The 2020 Tirreno-Adriatico eschews the team time trial on the first day of action in favour of a predominantly flat out and back race in Lido di Camaiore. The 1st stage is only 133 kilometres long.
The 2nd stage, 201 kilometres in length, serves a lumpy first half, while the last 65 kilometres are completely flat were it not for a small kicker inside the final 10 kilometres.
At 217 kilometres, the longest race is played out on the third day of action. The 3rd stage is a lumpy leg with an promising finale. The Poggio Murella is a short and sharp climb that’s crested with 8.5 kilometres out. The home straight runs slightly uphill.
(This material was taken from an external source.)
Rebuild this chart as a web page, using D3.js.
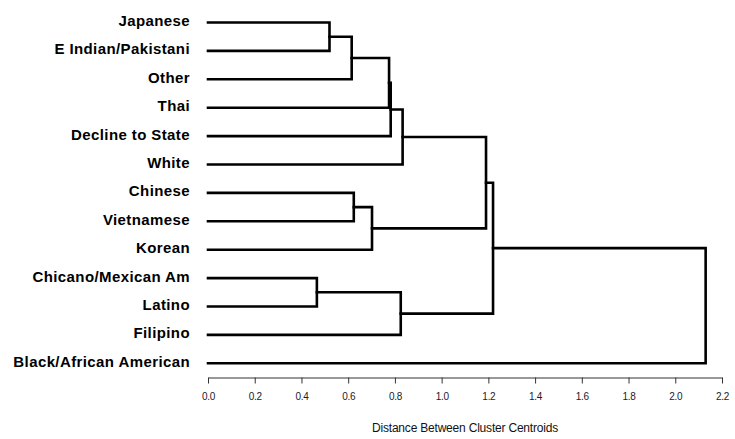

The Tirreno-Adriatico traverses the mountains on the fourth and fifth day of action. All climbs in stage 4 are situated inside the last 60 kilometres before the finale is a downhill into Cascia.
The 5th stage is especially demanding. Following an onslaught of shorter climbs the final haul up adds up to 13.1 kilometres at 7.3%. Two years ago Mikel Landa jumped to victory on the snow-banked finish in Sassotetto.
Stage 6 is likely to see a sprint finish at the end of a race with undulating hills in the first half leading onto a flat second half. The race concludes with four laps of 16 kilometres with the last turn 1 kilometre from the line.
The 7th stage on the Tirreno-Adriatico has been called the ‘Tappa dei Muri’ because of the steep ascents. The route includes the Recanati ascent – with sections up to 19% – three times, while the climb to the line is featured five times.
The Tirreno ends with the traditional fast and flat ITT along the Adriatic seafront.